───── RECORDS SUPPLIED ─────

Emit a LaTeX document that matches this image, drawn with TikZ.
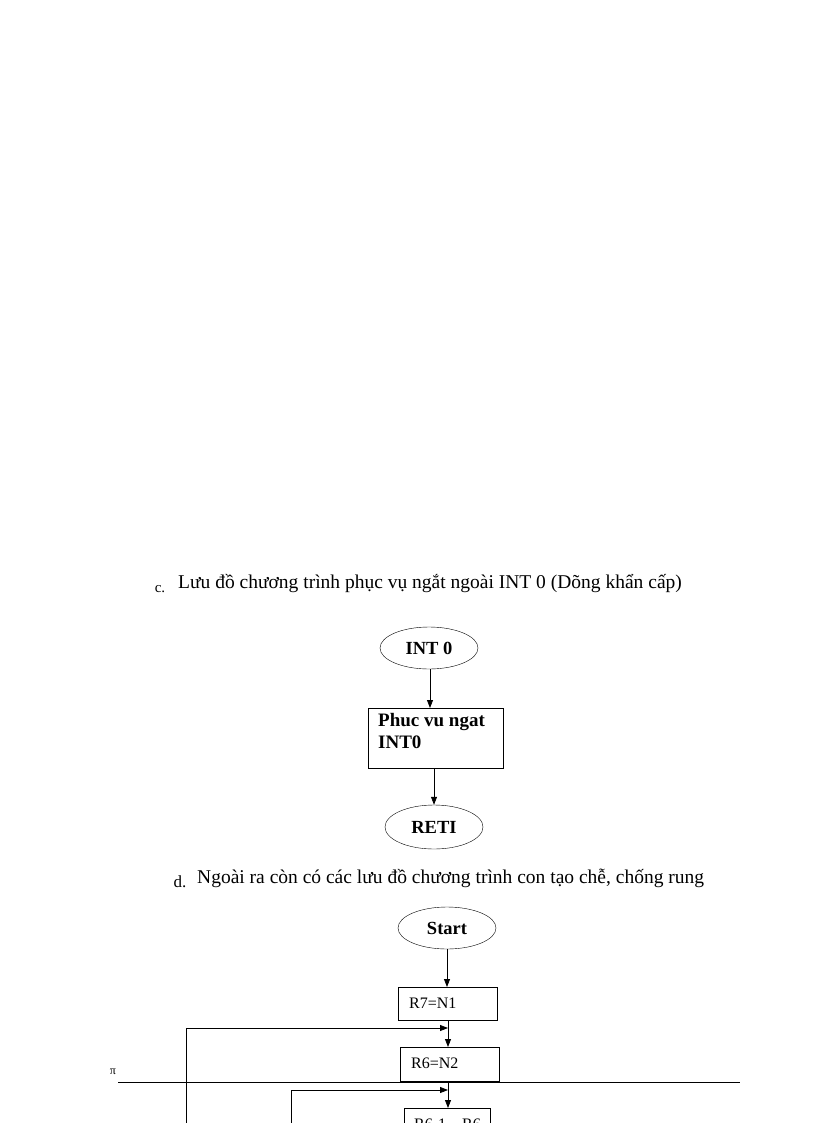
\documentclass[tikz,border=0pt]{standalone}
\usepackage{fontspec}
\setmainfont{Liberation Serif}
\usetikzlibrary{shapes.geometric,arrows.meta}
\begin{document}
\begin{tikzpicture}[x=1pt,y=-1pt,
  every node/.style={inner sep=0pt},
  oval/.style={draw,ellipse,minimum width=98pt,minimum height=42pt,font=\bfseries\fontsize{18.5}{20}\selectfont},
  proc/.style={draw,rectangle},
  arr/.style={-{Triangle[length=8pt,width=6pt]},line width=0.8pt},
  ln/.style={line width=0.8pt}]
\useasboundingbox (0,0) rectangle (816,1123);
\clip (0,0) rectangle (816,1123);
\node[font=\fontsize{15}{17}\selectfont] (lc) at (160,589) {c.};
\node[anchor=west,font=\fontsize{19.5}{21}\selectfont] (tc) at (178,584) {Lưu đồ chương trình phục vụ ngắt ngoài INT 0 (Dõng khẩn cấp)};
\node[oval] (int) at (429,648) {INT 0};
\node[proc,minimum width=135pt,minimum height=60pt,anchor=north west] (pv) at (368,708) {};
\node[anchor=north west,align=left,font=\bfseries\fontsize{19}{22}\selectfont] (pvt) at (378,713) {Phuc vu ngat\\INT0};
\node[oval,minimum height=44pt] (reti) at (434,827) {RETI};
\draw[arr] (int.south -| 430,0) -- (430,708);
\draw[arr] (434,768) -- (reti.north);
\node[font=\fontsize{17}{19}\selectfont] (ld) at (180,882) {d.};
\node[anchor=west,font=\fontsize{19.5}{21}\selectfont] (td) at (197,878) {Ngoài ra còn có các lưu đồ chương trình con tạo chễ, chống rung};
\node[oval] (st) at (447,928) {Start};
\node[proc,minimum width=99pt,minimum height=33pt,anchor=north west] (r7) at (398,987) {};
\node[anchor=west,font=\fontsize{16}{18}\selectfont] at (409,1003) {R7=N1};
\node[proc,minimum width=99pt,minimum height=34pt,anchor=north west] (r6) at (400,1047) {};
\node[anchor=west,font=\fontsize{16}{18}\selectfont] at (411,1063) {R6=N2};
\node[proc,minimum width=86pt,minimum height=30pt,anchor=north west] (r61) at (404,1108) {};
\node[anchor=west,font=\fontsize{16}{18}\selectfont] at (414,1124) {R6-1→R6};
\draw[arr] (st.south) -- (447,987);
\draw[arr] (448,1020) -- (448,1047);
\draw[arr] (448,1081) -- (448,1108);
\coordinate (l1) at (186,1123);
\coordinate (l2) at (291,1123);
\draw[ln] (l1) -- (186,1028);
\draw[arr] (186,1028) -- (448,1028);
\draw[ln] (l2) -- (291,1090);
\draw[arr] (291,1090) -- (448,1090);
\draw[ln] (118,1082) -- (740,1082);
\node[font=\fontsize{12}{13}\selectfont] (pi) at (113,1072) {π};
\end{tikzpicture}
\end{document}
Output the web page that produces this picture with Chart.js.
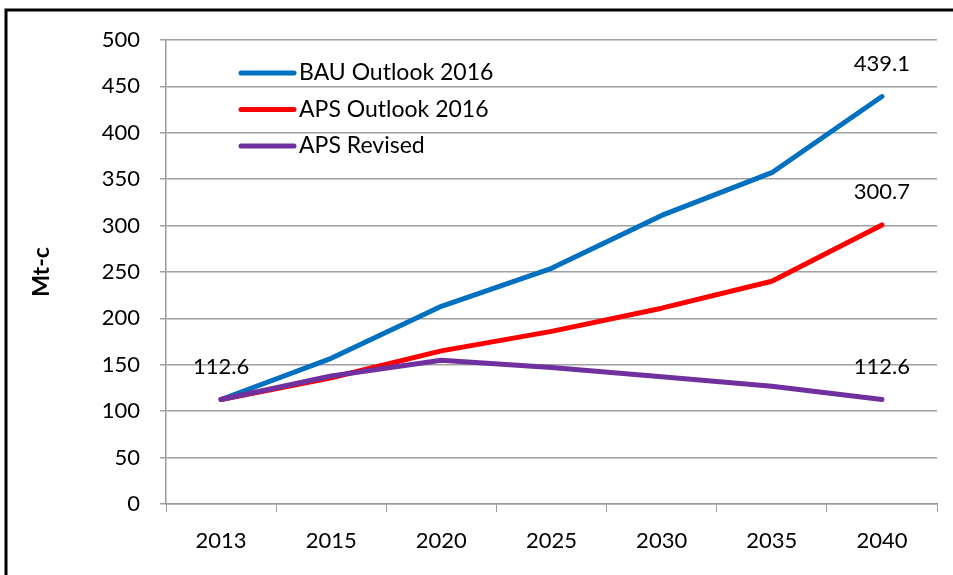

─────

• TO DO
Every entry must be transcribed exactly. Pictures do not belong in the copy.

• RESULT OF THE EXERCISE
Emit a LaTeX document that matches this image, drawn with TikZ.
\documentclass[tikz,border=0pt]{standalone}
\usepackage{fontspec}
\setmainfont{Liberation Serif}
\usetikzlibrary{shapes.geometric,arrows.meta}
\begin{document}
\begin{tikzpicture}[x=1pt,y=-1pt,
  every node/.style={inner sep=0pt},
  oval/.style={draw,ellipse,minimum width=98pt,minimum height=42pt,font=\bfseries\fontsize{18.5}{20}\selectfont},
  proc/.style={draw,rectangle},
  arr/.style={-{Triangle[length=8pt,width=6pt]},line width=0.8pt},
  ln/.style={line width=0.8pt}]
\useasboundingbox (0,0) rectangle (816,1123);
\clip (0,0) rectangle (816,1123);
\node[font=\fontsize{15}{17}\selectfont] (lc) at (160,589) {c.};
\node[anchor=west,font=\fontsize{19.5}{21}\selectfont] (tc) at (178,584) {Lưu đồ chương trình phục vụ ngắt ngoài INT 0 (Dõng khẩn cấp)};
\node[oval] (int) at (429,648) {INT 0};
\node[proc,minimum width=135pt,minimum height=60pt,anchor=north west] (pv) at (368,708) {};
\node[anchor=north west,align=left,font=\bfseries\fontsize{19}{22}\selectfont] (pvt) at (378,713) {Phuc vu ngat\\INT0};
\node[oval,minimum height=44pt] (reti) at (434,827) {RETI};
\draw[arr] (int.south -| 430,0) -- (430,708);
\draw[arr] (434,768) -- (reti.north);
\node[font=\fontsize{17}{19}\selectfont] (ld) at (180,882) {d.};
\node[anchor=west,font=\fontsize{19.5}{21}\selectfont] (td) at (197,878) {Ngoài ra còn có các lưu đồ chương trình con tạo chễ, chống rung};
\node[oval] (st) at (447,928) {Start};
\node[proc,minimum width=99pt,minimum height=33pt,anchor=north west] (r7) at (398,987) {};
\node[anchor=west,font=\fontsize{16}{18}\selectfont] at (409,1003) {R7=N1};
\node[proc,minimum width=99pt,minimum height=34pt,anchor=north west] (r6) at (400,1047) {};
\node[anchor=west,font=\fontsize{16}{18}\selectfont] at (411,1063) {R6=N2};
\node[proc,minimum width=86pt,minimum height=30pt,anchor=north west] (r61) at (404,1108) {};
\node[anchor=west,font=\fontsize{16}{18}\selectfont] at (414,1124) {R6-1→R6};
\draw[arr] (st.south) -- (447,987);
\draw[arr] (448,1020) -- (448,1047);
\draw[arr] (448,1081) -- (448,1108);
\coordinate (l1) at (186,1123);
\coordinate (l2) at (291,1123);
\draw[ln] (l1) -- (186,1028);
\draw[arr] (186,1028) -- (448,1028);
\draw[ln] (l2) -- (291,1090);
\draw[arr] (291,1090) -- (448,1090);
\draw[ln] (118,1082) -- (740,1082);
\node[font=\fontsize{12}{13}\selectfont] (pi) at (113,1072) {π};
\end{tikzpicture}
\end{document}
Output the web page that produces this picture with Chart.js.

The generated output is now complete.